When rights collide, part 2
At the risk of throwing gas onto a fire, and not wanting to thread-jack the other thread, I would like to know what others think of these two real-life situations.
1) A young, mentally challenged young man was taken into a nicer restaurant here in Louisville for lunch. The place is popular and hence, was very crowded that day. The young man is confined to a wheelchair, and is only capable of emitting high pitched, loud schreeches (almost like a little gril screaming), and loud moaning. The family was seated, and the young man began to schreech, and thrash about in the wheelchair. The family was oblivious to this, and did nothing to try to comfort the young man, or to remove him. Several other diners complained, and after 30 minutes of the noise, the family was asked to leave. They promptly filed a lawsuit, claiming discrimination again their son. A diner filmed part of the young man and his family on his cell, and it clearly shows the noise level, and the family conversing like their was nothing happening. (A family memeber later said that this was normal behavior for the young man, and that the family tunes him out.) So, who's right trumped whos? The young man certainly has the right to be there, but then the diner's have a right to a nice lunch. Thoughts?

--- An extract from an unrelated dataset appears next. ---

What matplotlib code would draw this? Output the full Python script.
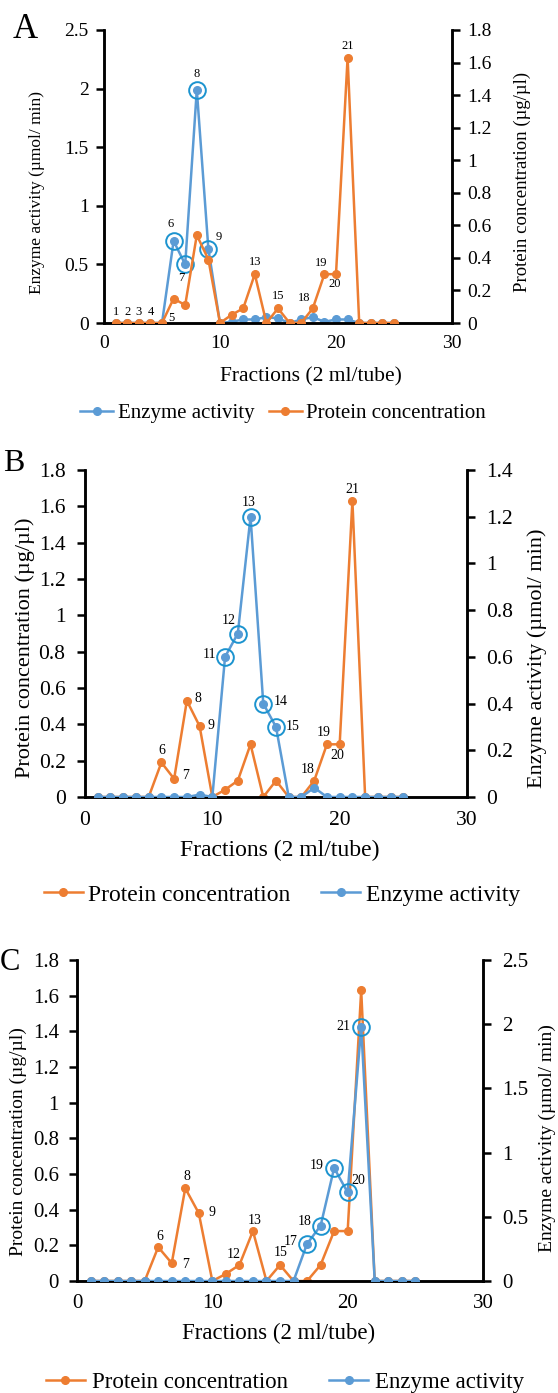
import matplotlib
import matplotlib.pyplot as plt

matplotlib.rc('font', family=['Liberation Serif', 'DejaVu Serif'])

fractions = list(range(1, 26))

# panel A
enzyme_a = [0, 0, 0, 0, 0, 0.70, 0.50, 1.99, 0.63, 0, 0.01, 0.03, 0.03, 0.05, 0.04,
            0, 0.03, 0.05, 0.01, 0.03, 0.03, 0, 0, 0, 0]
protein_a = [0, 0, 0, 0, 0, 0.15, 0.11, 0.54, 0.39, 0, 0.05, 0.09, 0.30, 0, 0.09,
             0, 0, 0.09, 0.30, 0.30, 1.63, 0, 0, 0, 0]

# panel B
protein_b = [0, 0, 0, 0, 0, 0.19, 0.10, 0.53, 0.39, 0, 0.04, 0.09, 0.29, 0, 0.09,
             0, 0, 0.09, 0.29, 0.29, 1.63, 0, 0, 0, 0]
enzyme_b = [0, 0, 0, 0, 0, 0, 0, 0, 0.01, 0, 0.60, 0.70, 1.20, 0.40, 0.30,
            0, 0, 0.04, 0, 0, 0, 0, 0, 0, 0]

# panel C
protein_c = [0, 0, 0, 0, 0, 0.19, 0.10, 0.52, 0.38, 0, 0.04, 0.09, 0.28, 0, 0.09,
             0, 0, 0.09, 0.28, 0.28, 1.63, 0, 0, 0, 0]
enzyme_c = [0, 0, 0, 0, 0, 0, 0, 0, 0, 0, 0, 0, 0, 0, 0,
            0, 0.29, 0.43, 0.88, 0.69, 1.98, 0, 0, 0, 0]

circled_a = [6, 7, 8, 9]
circled_b = [11, 12, 13, 14, 15]
circled_c = [17, 18, 19, 20, 21]

ticks_18 = [0, 0.2, 0.4, 0.6, 0.8, 1, 1.2, 1.4, 1.6, 1.8]
ticks_14 = [0, 0.2, 0.4, 0.6, 0.8, 1, 1.2, 1.4]
ticks_25 = [0, 0.5, 1, 1.5, 2, 2.5]

# point labels: (fraction, series) -> offset in pixels
labels_a = {(1, 'p'): (0, 11), (2, 'p'): (0, 11), (3, 'p'): (0, 11), (4, 'p'): (0, 11),
            (5, 'p'): (9, 5), (6, 'e'): (-3, 17), (7, 'p'): (-4, 27), (8, 'e'): (0, 16),
            (9, 'e'): (10, 12), (13, 'p'): (0, 12), (15, 'p'): (0, 12), (18, 'p'): (-9, 10),
            (19, 'p'): (-3, 11), (20, 'p'): (-1, -10), (21, 'p'): (0, 12)}
labels_b = {(6, 'p'): (0, 12), (7, 'p'): (11, 3), (8, 'p'): (11, 2), (9, 'p'): (11, 1),
            (11, 'e'): (-16, 2), (12, 'e'): (-9, 13), (13, 'e'): (-2, 14), (14, 'e'): (17, 2),
            (15, 'e'): (17, 0), (18, 'p'): (-7, 11), (19, 'p'): (-3, 12), (20, 'p'): (-2, -11),
            (21, 'p'): (0, 11)}
labels_c = {(6, 'p'): (2, 11), (7, 'p'): (14, -1), (8, 'p'): (2, 12), (9, 'p'): (13, 1),
            (12, 'p'): (-6, 10), (13, 'p'): (2, 11), (15, 'p'): (1, 12), (17, 'e'): (-16, 2),
            (18, 'e'): (-16, 4), (19, 'e'): (-17, 3), (20, 'e'): (11, 12), (21, 'e'): (-18, 0)}

ORANGE = '#ED7D31'
BLUE = '#5B9BD5'
RING = '#1B93CF'
W, H = 558, 1393

fig = plt.figure(figsize=(W / 100, H / 100), dpi=100)


def make_axes(l, r, t, b):
    return fig.add_axes([l / W, 1 - b / H, (r - l) / W, (b - t) / H])


def style(ax, fs, ypad, xpad):
    ax.spines['top'].set_visible(False)
    for s in ['left', 'right', 'bottom']:
        ax.spines[s].set_linewidth(1.8)
    ax.tick_params(axis='y', direction='out', length=6, width=1.8, labelsize=fs, pad=ypad)
    ax.tick_params(axis='x', length=0, labelsize=fs, pad=xpad)


def draw(ax, y, color, z):
    return ax.plot(fractions, y, '-o', color=color, lw=1.8, ms=5.5, zorder=z)[0]


def ring(ax, y, which):
    ys = [y[f - 1] for f in which]
    ax.plot(which, ys, 'o', ms=12, mfc='none', mec=RING, mew=1.4, zorder=5)


def annotate(ax_p, ax_e, prot, enz, labels, fs):
    for (f, s), off in labels.items():
        ax = ax_p if s == 'p' else ax_e
        yv = prot[f - 1] if s == 'p' else enz[f - 1]
        ax.annotate(str(f), (f, yv), xytext=off, textcoords='offset pixels',
                    ha='center', va='center', fontsize=fs, zorder=6)


def ftext(x, y, s, **kw):
    fig.text(x / W, 1 - y / H, s, ha='center', va='center', **kw)


def set_y(ax, lim, ticks):
    ax.set_ylim(0, lim)
    ax.set_yticks(ticks)
    ax.set_yticklabels(['%g' % t for t in ticks])


# ---- A ----
axA = make_axes(104, 452, 30, 323)
axA2 = axA.twinx()
style(axA, 14, 5, 9)
style(axA2, 14, 5, 9)
axA.set_xlim(0, 30)
axA.set_xticks([0, 10, 20, 30])
set_y(axA, 2.5, ticks_25)
set_y(axA2, 1.8, ticks_18)
le = draw(axA, enzyme_a, BLUE, 2)
lp = draw(axA2, protein_a, ORANGE, 3)
ring(axA, enzyme_a, circled_a)
annotate(axA2, axA, protein_a, enzyme_a, labels_a, 9)
ftext(37, 192, 'Enzyme activity (µmol/ min)', fontsize=12.5, rotation=90)
ftext(522, 182, 'Protein concentration (µg/µl)', fontsize=13.5, rotation=90)
ftext(311, 377, 'Fractions (2 ml/tube)', fontsize=15.5)
fig.legend([le, lp], ['Enzyme activity', 'Protein concentration'], loc='center',
           bbox_to_anchor=(283 / W, 1 - 413 / H), ncol=2, frameon=False, fontsize=15,
           handlelength=1.6, columnspacing=0.7, handletextpad=0.2, borderpad=0)
fig.text(25 / W, 1 - 29 / H, 'A', fontsize=25, va='center', ha='center')

# ---- B ----
axB = make_axes(85, 467, 470, 797)
axB2 = axB.twinx()
style(axB, 15.5, 8, 10)
style(axB2, 15.5, 8, 10)
axB.set_xlim(0, 30)
axB.set_xticks([0, 10, 20, 30])
set_y(axB, 1.8, ticks_18)
set_y(axB2, 1.4, ticks_14)
lp = draw(axB, protein_b, ORANGE, 2)
le = draw(axB2, enzyme_b, BLUE, 3)
ring(axB2, enzyme_b, circled_b)
annotate(axB, axB2, protein_b, enzyme_b, labels_b, 10)
ftext(25, 648, 'Protein concentration (µg/µl)', fontsize=16, rotation=90)
ftext(537, 658, 'Enzyme activity (µmol/ min)', fontsize=16, rotation=90)
ftext(280, 850, 'Fractions (2 ml/tube)', fontsize=17)
fig.legend([lp, le], ['Protein concentration', 'Enzyme activity'], loc='center',
           bbox_to_anchor=(282 / W, 1 - 895 / H), ncol=2, frameon=False, fontsize=17,
           handlelength=1.65, columnspacing=1.3, handletextpad=0.25, borderpad=0)
fig.text(14 / W, 1 - 464 / H, 'B', fontsize=23, va='center', ha='center')

# ---- C ----
axC = make_axes(77, 483, 960, 1281)
axC2 = axC.twinx()
style(axC, 15, 7, 9)
style(axC2, 15, 8, 9)
axC.set_xlim(0, 30)
axC.set_xticks([0, 10, 20, 30])
set_y(axC, 1.8, ticks_18)
set_y(axC2, 2.5, ticks_25)
lp = draw(axC, protein_c, ORANGE, 2)
le = draw(axC2, enzyme_c, BLUE, 3)
ring(axC2, enzyme_c, circled_c)
annotate(axC, axC2, protein_c, enzyme_c, labels_c, 10)
ftext(18, 1142, 'Protein concentration (µg/µl)', fontsize=14, rotation=90)
ftext(547, 1138, 'Enzyme activity (µmol/ min)', fontsize=14, rotation=90)
ftext(279, 1333, 'Fractions (2 ml/tube)', fontsize=16.5)
fig.legend([lp, le], ['Protein concentration', 'Enzyme activity'], loc='center',
           bbox_to_anchor=(285 / W, 1 - 1382 / H), ncol=2, frameon=False, fontsize=16.5,
           handlelength=1.7, columnspacing=1.8, handletextpad=0.3, borderpad=0)
fig.text(0, 1 - 962 / H, 'C', fontsize=22, va='center', ha='left')

fig.savefig('out.png', dpi=100)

2) What about the rights of a pro-life pharmacist refusing to dispense birth control pills/the morning after pill? On one hand, they got into pharmacy knowing that yes, indeed, pharmacies dispense these meds, but they also have freedom of religion. What if it's a small town, and only one pharmacy close, so that's it's difficult to go to another one? Would a Jehovah's Witness ever become a pharmacist? Thoughts?